From the investigation of risk genes in various diseases, to the discovery of novel biomarkers, and even to the development of cell-based therapeutics, CRISPR-Cas9 is being used in research labs and biotech companies alike to revolutionize our science. It is a readily available, highly specific, and cost-effective technology that has unquestionably changed what is possible in the investigation and potential treatment of devasting illness, like Alzheimer’s disease.
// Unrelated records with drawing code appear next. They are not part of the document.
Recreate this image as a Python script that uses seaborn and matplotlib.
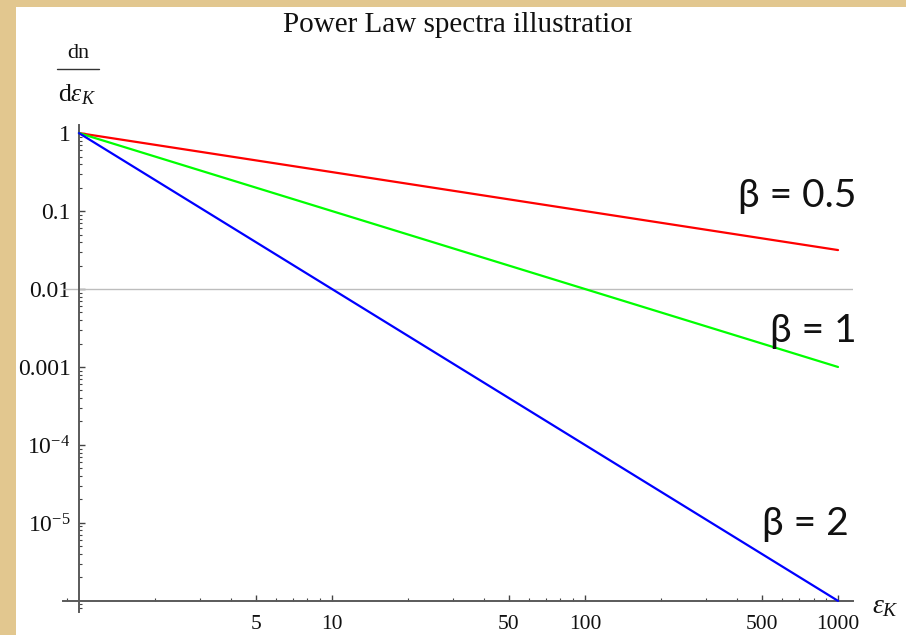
import matplotlib
matplotlib.use("Agg")
import matplotlib.pyplot as plt
import pandas as pd
import seaborn as sns
from matplotlib.lines import Line2D
from matplotlib.patches import Rectangle
from matplotlib.ticker import FixedLocator, FixedFormatter, LogLocator, NullFormatter

# Power-law spectra dn/dε ∝ ε^-β, endpoints at ε = 1 and ε = 1000
energy = [1, 1000]
flux_beta_05 = [1.0, 0.0316]
flux_beta_1 = [1.0, 0.001]
flux_beta_2 = [1.0, 1e-6]
series_labels = ["β=0.5", "β=1", "β=2"]
line_colors = ["#ff0000", "#00ff00", "#0000ff"]

x_tick_values = [5, 10, 50, 100, 500, 1000]
x_tick_labels = ["5", "10", "50", "100", "500", "1000"]
y_tick_values = [1, 0.1, 0.01, 0.001, 1e-4, 1e-5]
y_tick_labels = ["1", "0.1", "0.01", "0.001", r"$10^{-4}$", r"$10^{-5}$"]
reference_level = 0.01

df = pd.DataFrame({
    "energy": energy * 3,
    "flux": flux_beta_05 + flux_beta_1 + flux_beta_2,
    "series": [s for s in series_labels for _ in energy],
})

sns.set_style("white")
plt.rcParams["font.family"] = ["Liberation Serif", "DejaVu Serif"]
plt.rcParams["mathtext.fontset"] = "custom"
plt.rcParams["mathtext.rm"] = "Liberation Serif"
plt.rcParams["mathtext.it"] = "Liberation Serif:italic"

W, H = 906, 635
fig = plt.figure(figsize=(W / 100, H / 100), dpi=100)
fig.patch.set_facecolor("#e2c78f")
# white drawing panel over the parchment backdrop
fig.patches.append(Rectangle((16 / W, 0), 1 - 16 / W, 1 - 7 / H,
                             transform=fig.transFigure, facecolor="white",
                             edgecolor="none", zorder=-5))

ax = fig.add_axes([63 / W, 1 - 612 / H, (853 - 63) / W, (612 - 125) / H])
ax.set_zorder(2)
ax.set_facecolor("none")
ax.set_xscale("log")
ax.set_yscale("log")
ax.set_xlim(0.865, 1146)
ax.set_ylim(7.2e-7, 1.27)

ax.axhline(reference_level, color="#bdbdbd", lw=1.0, zorder=1)

sns.lineplot(data=df, x="energy", y="flux", hue="series",
             palette=dict(zip(series_labels, line_colors)),
             linewidth=1.6, legend=False, ax=ax, zorder=3)

for side in ("top", "right"):
    ax.spines[side].set_visible(False)
ax.spines["left"].set_position(("data", 1))
ax.spines["bottom"].set_position(("data", 1e-6))
for side in ("left", "bottom"):
    ax.spines[side].set_color("#5a5a5a")
    ax.spines[side].set_linewidth(1.4)
    ax.spines[side].set_zorder(2)

ax.xaxis.set_major_locator(FixedLocator(x_tick_values))
ax.xaxis.set_major_formatter(FixedFormatter(x_tick_labels))
ax.xaxis.set_minor_locator(LogLocator(base=10, subs=[2, 3, 4, 6, 7, 8, 9]))
ax.xaxis.set_minor_formatter(NullFormatter())
ax.yaxis.set_major_locator(FixedLocator(y_tick_values))
ax.yaxis.set_major_formatter(FixedFormatter(y_tick_labels))
ax.yaxis.set_minor_locator(LogLocator(base=10, subs=[2, 3, 4, 5, 6, 7, 8, 9], numticks=20))
ax.yaxis.set_minor_formatter(NullFormatter())

ax.tick_params(bottom=True, left=True, top=False, right=False, which="both")
ax.tick_params(which="major", direction="in", length=4.5, width=1.0,
               color="#444444", labelcolor="#111111")
ax.tick_params(which="minor", direction="in", length=2.5, width=0.8, color="#444444")
ax.tick_params(axis="x", which="major", pad=10, labelsize=15.5)
ax.tick_params(axis="y", which="major", pad=6, labelsize=17)
ax.set_xlabel("")
ax.set_ylabel("")

# title, cut off at the right edge of its frame
title_box = Rectangle((0, 0), 632 / W, 1, transform=fig.transFigure,
                      facecolor="none", edgecolor="none")
fig.patches.append(title_box)
title = fig.text(283 / W, 1 - 32 / H, "Power Law spectra illustration",
                 fontsize=21, color="#111111", ha="left", va="baseline")
title.set_clip_path(title_box)
title.set_clip_on(True)

# axis labels
fig.text(78 / W, 1 - 58 / H, "dn", fontsize=16, ha="center", va="baseline", color="#111111")
fig.add_artist(Line2D([57 / W, 99 / W], [1 - 69 / H, 1 - 69 / H],
                      transform=fig.transFigure, color="#333333", lw=1.0))
fig.text(77 / W, 1 - 101 / H, r"d$\varepsilon_K$", fontsize=18.5, ha="center",
         va="baseline", color="#111111")
fig.text(872 / W, 1 - 613 / H, r"$\varepsilon_K$", fontsize=20, ha="left",
         va="baseline", color="#111111")

# series annotations
beta_positions = [(738, 207), (770, 342), (762, 535)]
for label, (px, py) in zip(series_labels, beta_positions):
    fig.text(px / W, 1 - py / H, label.replace("=", " = "), fontsize=28,
             family=["Lato", "DejaVu Sans"], ha="left", va="baseline", color="#111111")

fig.savefig("out.png", dpi=100, facecolor=fig.get_facecolor())
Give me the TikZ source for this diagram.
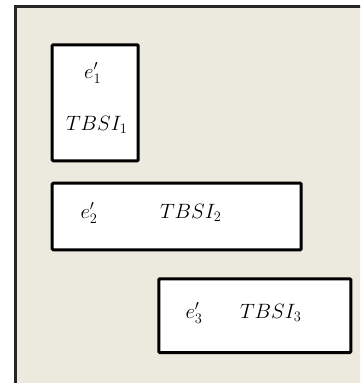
\documentclass[tikz,border=0pt]{standalone}
\usepackage{amsmath}
\definecolor{bgbeige}{HTML}{ECE9DF}
\tikzset{
  frame/.style={draw=black!85, line width=3pt, fill=bgbeige},
  blockbox/.style={draw=black, line width=3pt, fill=white, rounded corners=1pt},
  lbl/.style={inner sep=0pt, font=\fontsize{20}{24}\selectfont}
}
\begin{document}
\begin{tikzpicture}[x=1pt,y=-1pt]
\useasboundingbox (0,0) rectangle (360,383);
\clip (0,0) rectangle (360,383);
\fill[white] (0,0) rectangle (360,383);
\draw[frame] (15,6) rectangle (370,395);
\node[blockbox, minimum width=86pt, minimum height=116pt, anchor=north west, inner sep=0pt] (b1) at (50.7,43.3) {};
\node[blockbox, minimum width=249pt, minimum height=66.6pt, anchor=north west, inner sep=0pt] (b2) at (50.7,181.7) {};
\node[blockbox, minimum width=192pt, minimum height=73.7pt, anchor=north west, inner sep=0pt] (b3) at (157.3,277.3) {};
\node[lbl] (e1) at (92.7,73) {$e_1'$};
\node[lbl] (t1) at (96.7,125) {$TBSI_1$};
\node[lbl] (e2) at (89,213) {$e_2'$};
\node[lbl] (t2) at (190.7,213) {$TBSI_2$};
\node[lbl] (e3) at (194,313) {$e_3'$};
\node[lbl] (t3) at (270.7,313) {$TBSI_3$};
\end{tikzpicture}
\end{document}
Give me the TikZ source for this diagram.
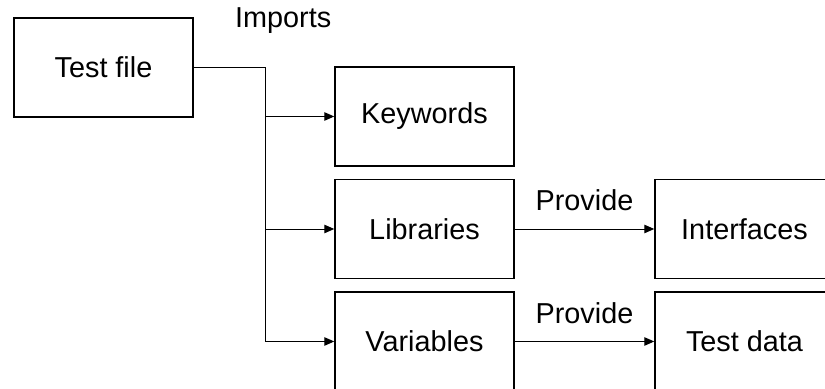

Goran K. Hansson, the secretary-general of the Royal Swedish Academy of Sciences, has gone as far as to say this discovery is, “about rewriting the code of life.” While Dr. Doudna has shared that this research began with sheer curiosity about bacterial immune functions, it is clear that Doudna and Charpentier have revolutionized the ways we do science and are certainly deserving of this prestigious award.

 


 

Jean Paul Chadarevian MS

Jean Paul Chadarevian is a graduate student in the department of Neurobiology and Behavior working with Dr. Mathew Blurton-Jones. He is the founding co-Manager of the UCI CRISPR Core at the Stem Cell Research Center. His ongoing work utilizes CRISPR to model Autoimmune lymphoproliferative syndrome in chimeric animal models and engineer human-derived stem cell lines to deliver target-specific therapeutics in vivo.

 

Amanda McQuade MS

Amanda McQuade is a graduate student in the department of Neurobiology and Behavior working with Dr. Mathew Blurton-Jones. Her graduate work focuses on using CRISPR to study risk mutations for Alzheimer’s disease in human cell models and chimeric animal models. Her ongoing studies highlight the critical need for more research into immune function in neurodegenerative disease. McQuade is currently acting as a Co-Chair of the trainee program on Research and education within UCI MIND, ReMIND, which focuses on community outreach and trainee education.